● Stated problem
Quote the records that follow in full, leaving the pictures out.

===

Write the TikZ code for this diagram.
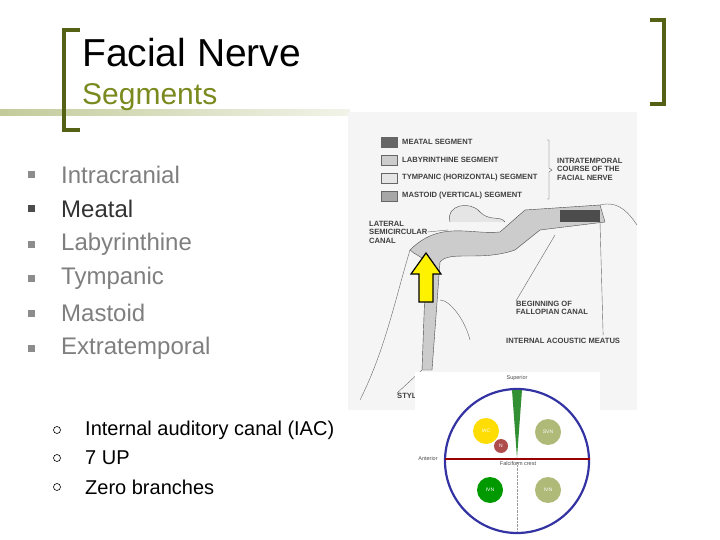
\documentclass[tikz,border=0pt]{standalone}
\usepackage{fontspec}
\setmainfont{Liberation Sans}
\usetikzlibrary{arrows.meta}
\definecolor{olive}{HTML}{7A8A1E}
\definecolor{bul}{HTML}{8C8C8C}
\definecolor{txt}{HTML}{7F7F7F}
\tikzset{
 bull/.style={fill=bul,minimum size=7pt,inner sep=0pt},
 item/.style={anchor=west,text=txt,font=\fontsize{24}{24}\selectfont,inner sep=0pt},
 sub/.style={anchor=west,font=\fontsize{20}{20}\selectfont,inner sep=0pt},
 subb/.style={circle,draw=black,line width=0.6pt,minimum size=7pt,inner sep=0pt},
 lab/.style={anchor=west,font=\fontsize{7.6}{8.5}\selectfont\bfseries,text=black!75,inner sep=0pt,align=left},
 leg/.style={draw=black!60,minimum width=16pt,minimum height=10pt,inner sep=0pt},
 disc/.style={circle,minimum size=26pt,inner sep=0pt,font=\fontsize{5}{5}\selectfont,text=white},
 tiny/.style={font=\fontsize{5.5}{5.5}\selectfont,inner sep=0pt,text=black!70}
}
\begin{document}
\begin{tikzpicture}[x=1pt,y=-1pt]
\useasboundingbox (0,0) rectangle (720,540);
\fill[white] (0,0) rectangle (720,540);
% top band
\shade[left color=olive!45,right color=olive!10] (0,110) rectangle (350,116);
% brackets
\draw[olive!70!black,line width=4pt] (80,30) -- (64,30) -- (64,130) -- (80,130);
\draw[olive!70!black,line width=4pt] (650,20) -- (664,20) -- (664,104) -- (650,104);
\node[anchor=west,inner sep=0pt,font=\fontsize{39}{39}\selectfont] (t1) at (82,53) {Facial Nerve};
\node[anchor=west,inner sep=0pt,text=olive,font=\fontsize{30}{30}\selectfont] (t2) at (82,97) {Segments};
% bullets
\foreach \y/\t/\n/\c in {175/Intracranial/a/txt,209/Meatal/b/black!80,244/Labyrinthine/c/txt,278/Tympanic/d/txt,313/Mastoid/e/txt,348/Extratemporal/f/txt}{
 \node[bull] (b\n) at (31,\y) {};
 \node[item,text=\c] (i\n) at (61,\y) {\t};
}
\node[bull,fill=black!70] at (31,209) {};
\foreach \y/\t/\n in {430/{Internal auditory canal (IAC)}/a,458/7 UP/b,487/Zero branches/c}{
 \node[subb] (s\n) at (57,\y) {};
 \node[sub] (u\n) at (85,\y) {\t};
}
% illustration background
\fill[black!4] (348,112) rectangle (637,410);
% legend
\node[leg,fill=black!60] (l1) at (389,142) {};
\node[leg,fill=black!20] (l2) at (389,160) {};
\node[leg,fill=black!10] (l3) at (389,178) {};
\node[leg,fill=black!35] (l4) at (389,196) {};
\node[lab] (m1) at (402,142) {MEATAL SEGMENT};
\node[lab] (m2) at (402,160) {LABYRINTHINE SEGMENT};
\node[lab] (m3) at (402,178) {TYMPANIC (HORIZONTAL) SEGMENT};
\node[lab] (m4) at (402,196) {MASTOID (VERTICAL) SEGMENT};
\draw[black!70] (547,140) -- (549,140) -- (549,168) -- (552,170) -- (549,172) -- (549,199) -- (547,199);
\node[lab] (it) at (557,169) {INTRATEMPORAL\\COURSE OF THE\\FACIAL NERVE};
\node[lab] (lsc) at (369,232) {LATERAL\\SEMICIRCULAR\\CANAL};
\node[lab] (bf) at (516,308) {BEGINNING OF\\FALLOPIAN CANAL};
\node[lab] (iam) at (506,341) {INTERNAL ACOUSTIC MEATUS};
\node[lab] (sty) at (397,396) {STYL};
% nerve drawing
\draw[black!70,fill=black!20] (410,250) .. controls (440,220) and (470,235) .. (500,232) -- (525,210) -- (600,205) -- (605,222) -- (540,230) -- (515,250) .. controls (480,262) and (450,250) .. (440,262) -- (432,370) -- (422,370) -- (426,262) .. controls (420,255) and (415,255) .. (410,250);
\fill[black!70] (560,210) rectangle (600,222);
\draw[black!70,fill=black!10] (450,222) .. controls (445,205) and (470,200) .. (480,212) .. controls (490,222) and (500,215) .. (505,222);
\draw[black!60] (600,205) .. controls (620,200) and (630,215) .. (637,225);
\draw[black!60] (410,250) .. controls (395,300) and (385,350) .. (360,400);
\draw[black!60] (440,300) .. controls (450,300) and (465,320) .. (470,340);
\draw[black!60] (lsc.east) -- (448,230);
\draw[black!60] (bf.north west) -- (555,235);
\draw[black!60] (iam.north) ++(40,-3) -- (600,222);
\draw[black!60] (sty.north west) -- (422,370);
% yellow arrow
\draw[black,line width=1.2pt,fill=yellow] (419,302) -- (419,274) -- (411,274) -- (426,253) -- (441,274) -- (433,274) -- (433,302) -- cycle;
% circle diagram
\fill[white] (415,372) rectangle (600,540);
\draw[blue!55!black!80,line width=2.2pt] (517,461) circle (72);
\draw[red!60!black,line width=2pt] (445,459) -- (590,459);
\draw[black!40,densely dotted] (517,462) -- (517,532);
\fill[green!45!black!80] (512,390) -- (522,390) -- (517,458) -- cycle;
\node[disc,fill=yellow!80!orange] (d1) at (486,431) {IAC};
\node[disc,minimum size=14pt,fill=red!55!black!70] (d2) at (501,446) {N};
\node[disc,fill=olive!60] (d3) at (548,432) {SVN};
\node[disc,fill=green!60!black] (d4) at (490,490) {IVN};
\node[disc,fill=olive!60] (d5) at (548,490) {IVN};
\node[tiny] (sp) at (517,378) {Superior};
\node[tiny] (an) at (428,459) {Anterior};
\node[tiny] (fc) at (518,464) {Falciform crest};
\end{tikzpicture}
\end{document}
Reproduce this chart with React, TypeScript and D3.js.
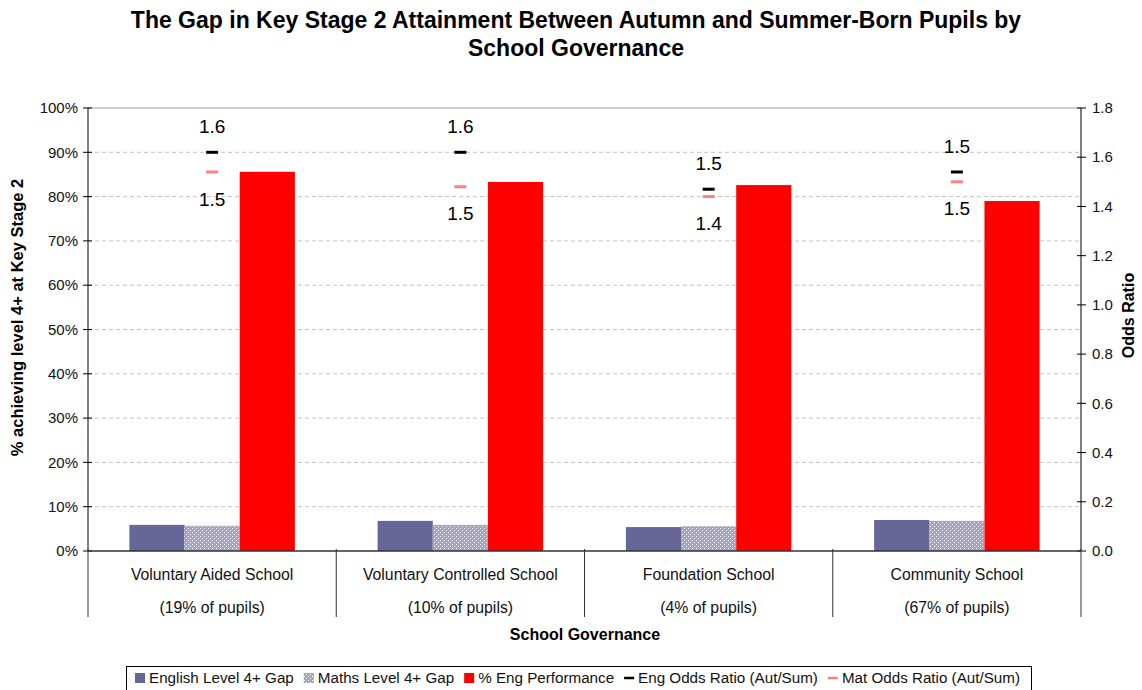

===

● Task result
Write the TikZ code for this diagram.
\documentclass[tikz,border=0pt]{standalone}
\usepackage{fontspec}
\setmainfont{Liberation Sans}
\usetikzlibrary{arrows.meta}
\definecolor{olive}{HTML}{7A8A1E}
\definecolor{bul}{HTML}{8C8C8C}
\definecolor{txt}{HTML}{7F7F7F}
\tikzset{
 bull/.style={fill=bul,minimum size=7pt,inner sep=0pt},
 item/.style={anchor=west,text=txt,font=\fontsize{24}{24}\selectfont,inner sep=0pt},
 sub/.style={anchor=west,font=\fontsize{20}{20}\selectfont,inner sep=0pt},
 subb/.style={circle,draw=black,line width=0.6pt,minimum size=7pt,inner sep=0pt},
 lab/.style={anchor=west,font=\fontsize{7.6}{8.5}\selectfont\bfseries,text=black!75,inner sep=0pt,align=left},
 leg/.style={draw=black!60,minimum width=16pt,minimum height=10pt,inner sep=0pt},
 disc/.style={circle,minimum size=26pt,inner sep=0pt,font=\fontsize{5}{5}\selectfont,text=white},
 tiny/.style={font=\fontsize{5.5}{5.5}\selectfont,inner sep=0pt,text=black!70}
}
\begin{document}
\begin{tikzpicture}[x=1pt,y=-1pt]
\useasboundingbox (0,0) rectangle (720,540);
\fill[white] (0,0) rectangle (720,540);
% top band
\shade[left color=olive!45,right color=olive!10] (0,110) rectangle (350,116);
% brackets
\draw[olive!70!black,line width=4pt] (80,30) -- (64,30) -- (64,130) -- (80,130);
\draw[olive!70!black,line width=4pt] (650,20) -- (664,20) -- (664,104) -- (650,104);
\node[anchor=west,inner sep=0pt,font=\fontsize{39}{39}\selectfont] (t1) at (82,53) {Facial Nerve};
\node[anchor=west,inner sep=0pt,text=olive,font=\fontsize{30}{30}\selectfont] (t2) at (82,97) {Segments};
% bullets
\foreach \y/\t/\n/\c in {175/Intracranial/a/txt,209/Meatal/b/black!80,244/Labyrinthine/c/txt,278/Tympanic/d/txt,313/Mastoid/e/txt,348/Extratemporal/f/txt}{
 \node[bull] (b\n) at (31,\y) {};
 \node[item,text=\c] (i\n) at (61,\y) {\t};
}
\node[bull,fill=black!70] at (31,209) {};
\foreach \y/\t/\n in {430/{Internal auditory canal (IAC)}/a,458/7 UP/b,487/Zero branches/c}{
 \node[subb] (s\n) at (57,\y) {};
 \node[sub] (u\n) at (85,\y) {\t};
}
% illustration background
\fill[black!4] (348,112) rectangle (637,410);
% legend
\node[leg,fill=black!60] (l1) at (389,142) {};
\node[leg,fill=black!20] (l2) at (389,160) {};
\node[leg,fill=black!10] (l3) at (389,178) {};
\node[leg,fill=black!35] (l4) at (389,196) {};
\node[lab] (m1) at (402,142) {MEATAL SEGMENT};
\node[lab] (m2) at (402,160) {LABYRINTHINE SEGMENT};
\node[lab] (m3) at (402,178) {TYMPANIC (HORIZONTAL) SEGMENT};
\node[lab] (m4) at (402,196) {MASTOID (VERTICAL) SEGMENT};
\draw[black!70] (547,140) -- (549,140) -- (549,168) -- (552,170) -- (549,172) -- (549,199) -- (547,199);
\node[lab] (it) at (557,169) {INTRATEMPORAL\\COURSE OF THE\\FACIAL NERVE};
\node[lab] (lsc) at (369,232) {LATERAL\\SEMICIRCULAR\\CANAL};
\node[lab] (bf) at (516,308) {BEGINNING OF\\FALLOPIAN CANAL};
\node[lab] (iam) at (506,341) {INTERNAL ACOUSTIC MEATUS};
\node[lab] (sty) at (397,396) {STYL};
% nerve drawing
\draw[black!70,fill=black!20] (410,250) .. controls (440,220) and (470,235) .. (500,232) -- (525,210) -- (600,205) -- (605,222) -- (540,230) -- (515,250) .. controls (480,262) and (450,250) .. (440,262) -- (432,370) -- (422,370) -- (426,262) .. controls (420,255) and (415,255) .. (410,250);
\fill[black!70] (560,210) rectangle (600,222);
\draw[black!70,fill=black!10] (450,222) .. controls (445,205) and (470,200) .. (480,212) .. controls (490,222) and (500,215) .. (505,222);
\draw[black!60] (600,205) .. controls (620,200) and (630,215) .. (637,225);
\draw[black!60] (410,250) .. controls (395,300) and (385,350) .. (360,400);
\draw[black!60] (440,300) .. controls (450,300) and (465,320) .. (470,340);
\draw[black!60] (lsc.east) -- (448,230);
\draw[black!60] (bf.north west) -- (555,235);
\draw[black!60] (iam.north) ++(40,-3) -- (600,222);
\draw[black!60] (sty.north west) -- (422,370);
% yellow arrow
\draw[black,line width=1.2pt,fill=yellow] (419,302) -- (419,274) -- (411,274) -- (426,253) -- (441,274) -- (433,274) -- (433,302) -- cycle;
% circle diagram
\fill[white] (415,372) rectangle (600,540);
\draw[blue!55!black!80,line width=2.2pt] (517,461) circle (72);
\draw[red!60!black,line width=2pt] (445,459) -- (590,459);
\draw[black!40,densely dotted] (517,462) -- (517,532);
\fill[green!45!black!80] (512,390) -- (522,390) -- (517,458) -- cycle;
\node[disc,fill=yellow!80!orange] (d1) at (486,431) {IAC};
\node[disc,minimum size=14pt,fill=red!55!black!70] (d2) at (501,446) {N};
\node[disc,fill=olive!60] (d3) at (548,432) {SVN};
\node[disc,fill=green!60!black] (d4) at (490,490) {IVN};
\node[disc,fill=olive!60] (d5) at (548,490) {IVN};
\node[tiny] (sp) at (517,378) {Superior};
\node[tiny] (an) at (428,459) {Anterior};
\node[tiny] (fc) at (518,464) {Falciform crest};
\end{tikzpicture}
\end{document}
Reproduce this chart with React, TypeScript and D3.js.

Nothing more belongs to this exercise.